Muscular displays of shareholder dissent can bring about big changes, but they are few and far between.

In three years of “say-on-pay” votes since the Dodd-Frank Act made them universal, investors have widely acquiesced to double-digit increases in executive pay. For a group of 125 banks considered here, 70% secured approval of compensation plans from at least 90% of shares voted during annual meetings in 2011, and 79% in 2012. Among those for which 2013 results are available, 74% have secured approval from at least 90% of shares voted. (See the following graphic, which will be updated as this year’s annual meetings continue. This article was written based on data available at May 8. Text continues below.)

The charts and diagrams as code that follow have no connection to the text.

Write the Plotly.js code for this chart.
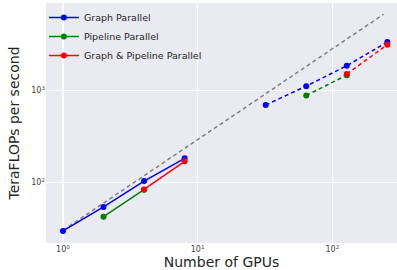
<!DOCTYPE html>
<html>
<head>
<meta charset="utf-8">
<script src="https://cdn.plot.ly/plotly-3.0.1.min.js"></script>
<style>html,body{margin:0;padding:0;background:#fff;}#chart{width:397px;height:270px;}</style>
</head>
<body>
<div id="chart"></div>
<script>
// Data
var graphX = [1, 2, 4, 8];
var graphY = [29.6, 54, 103, 182];
var graphX2 = [32, 64, 128, 256];
var graphY2 = [692, 1110, 1850, 3350];

var pipeX = [2, 4];
var pipeY = [42.3, 83];
var pipeX2 = [64, 128];
var pipeY2 = [880, 1460];

var gpX = [4, 8];
var gpY = [83.5, 169];
var gpX2 = [128, 256];
var gpY2 = [1505, 3130];

var idealX = [1, 240];
var idealY = [30, 6700];

var xTickVals = [1, 10, 100];
var xTickText = ['10<sup>0</sup>', '10<sup>1</sup>', '10<sup>2</sup>'];
var yTickVals = [100, 1000];
var yTickText = ['10<sup>2</sup>', '10<sup>3</sup>'];

var names = ['Graph Parallel', 'Pipeline Parallel', 'Graph & Pipeline Parallel'];
var colors = ['#0000ff', '#008000', '#ff0000'];

function solid(x, y, i) {
  return {x: x, y: y, type: 'scatter', mode: 'lines+markers', name: names[i],
    line: {color: colors[i], width: 1.5}, marker: {color: colors[i], size: 6},
    legendgroup: 'g' + i, showlegend: true};
}
function dashed(x, y, i) {
  return {x: x, y: y, type: 'scatter', mode: 'lines+markers', name: names[i],
    line: {color: colors[i], width: 1.5, dash: '4px,3px'}, marker: {color: colors[i], size: 6},
    legendgroup: 'g' + i, showlegend: false};
}

var traces = [
  {x: idealX, y: idealY, type: 'scatter', mode: 'lines', showlegend: false,
   line: {color: '#808080', width: 1.5, dash: '4px,3px'}, hoverinfo: 'skip'},
  solid(graphX, graphY, 0), dashed(graphX2, graphY2, 0),
  solid(pipeX, pipeY, 1), dashed(pipeX2, pipeY2, 1),
  solid(gpX, gpY, 2), dashed(gpX2, gpY2, 2)
];

var layout = {
  width: 397, height: 270,
  margin: {l: 46, r: 0, t: 3, b: 27},
  paper_bgcolor: '#ffffff',
  plot_bgcolor: '#eaeaf2',
  font: {family: 'DejaVu Sans', color: '#262626'},
  showlegend: true,
  legend: {x: -0.006, y: 1.0, xanchor: 'left', yanchor: 'top', bgcolor: 'rgba(0,0,0,0)',
    font: {size: 9.5, color: '#262626'}, tracegroupgap: 0, traceorder: 'normal'},
  xaxis: {type: 'log', range: [-0.126, 2.48], tickvals: xTickVals, ticktext: xTickText,
    showgrid: true, gridcolor: '#ffffff', gridwidth: 1.2, zeroline: false, showline: false,
    ticks: '', tickfont: {size: 8, color: '#444'},
    title: {text: 'Number of GPUs', font: {size: 14, color: '#262626'}, standoff: 15}},
  yaxis: {type: 'log', range: [1.34, 3.949], tickvals: yTickVals, ticktext: yTickText,
    showgrid: true, gridcolor: '#ffffff', gridwidth: 1.2, zeroline: false, showline: false,
    ticks: '', tickfont: {size: 8, color: '#444'},
    title: {text: 'TeraFLOPs per second', font: {size: 14, color: '#262626'}, standoff: 8}}
};

Plotly.newPlot('chart', traces, layout, {displayModeBar: false, staticPlot: true});
</script>
</body>
</html>
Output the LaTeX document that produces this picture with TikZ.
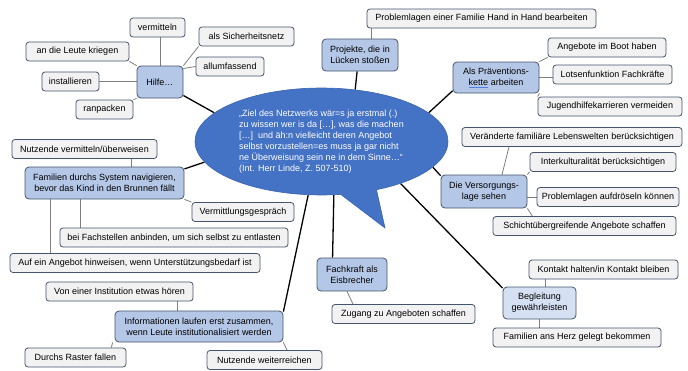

Just two say-on-pay votes, where shareholders give nonbinding verdicts on compensation for top executives, failed to secure majority support in 2011 and 2012 combined among the 125 banks. None have failed to secure a majority so far in 2013.

During this year’s proxy season, the possibility that shareholders will demand to strip JPMorgan Chase (JPM) CEO Jamie Dimon of the chairmanship has taken center stage amid a broader vigil over what might tip the company toward breakup in the wake of errant derivatives trades and pressure over the economic risk posed by huge banks. The London Whale disaster could also cost directors on JPMorgan Chase’s risk policy committee their positions.

(The Dodd-Frank Act requires that all publicly traded companies conduct say-on-pay votes, though they may be held as infrequently as once every three years. Say-on-pay votes had previously been required for banks that received Tarp assistance.)

A rejection at Citigroup (NYSE: C) in 2012 was a watershed in that year’s proxy season, however, and an important event on the way to the ouster of former chief executive Vikram Pandit in October. At its annual meeting in April this year, Citi’s executive pay plan won support from 91% of shares. The company said it had conferred with investors and instituted reforms, and its proxy statement highlighted that Pandit lost about $27 million in unvested stock retention awards upon his departure. The size of those awards had been a major bone of contention.

Among the 125 banks considered here, about half have chief executives who also serve as chairmen. Votes on splitting the jobs of chairmen and CEOs have been held at American Express (AXP), U.S. Bancorp (USB) and Wells Fargo (WFC). The proposals received support from about a fifth of shares voted in each case.

Like Citi, banks that fared poorly in say-on-pay votes have frequently recovered. Pay packages at Umpqua (UMPQ), for instance, were supported by between 95% and 98% of shares in 2012 and 2013, compared with just 35% in 2011. Typically, rehabilitation involves outreach to institutional investors, who vote shares on behalf of mutual fund owners and pensioners. (The role of institutional investors, which may not always have the same agenda as long-term shareholders, may be one reason for widespread assent for board positions in proxy votes.)

Other banks have skated by with lukewarm support, however. Say-on-pay approval at TCF Financial (TCB), for instance, peaked at 76% in 2012 over the last three years, and fell to 61% in April. William Cooper, the company’s chief executive, took a 30% pay cut in 2012, but that followed a threefold jump in 2011, and his compensation ranks among the highest for banks with less than $20 billion of assets.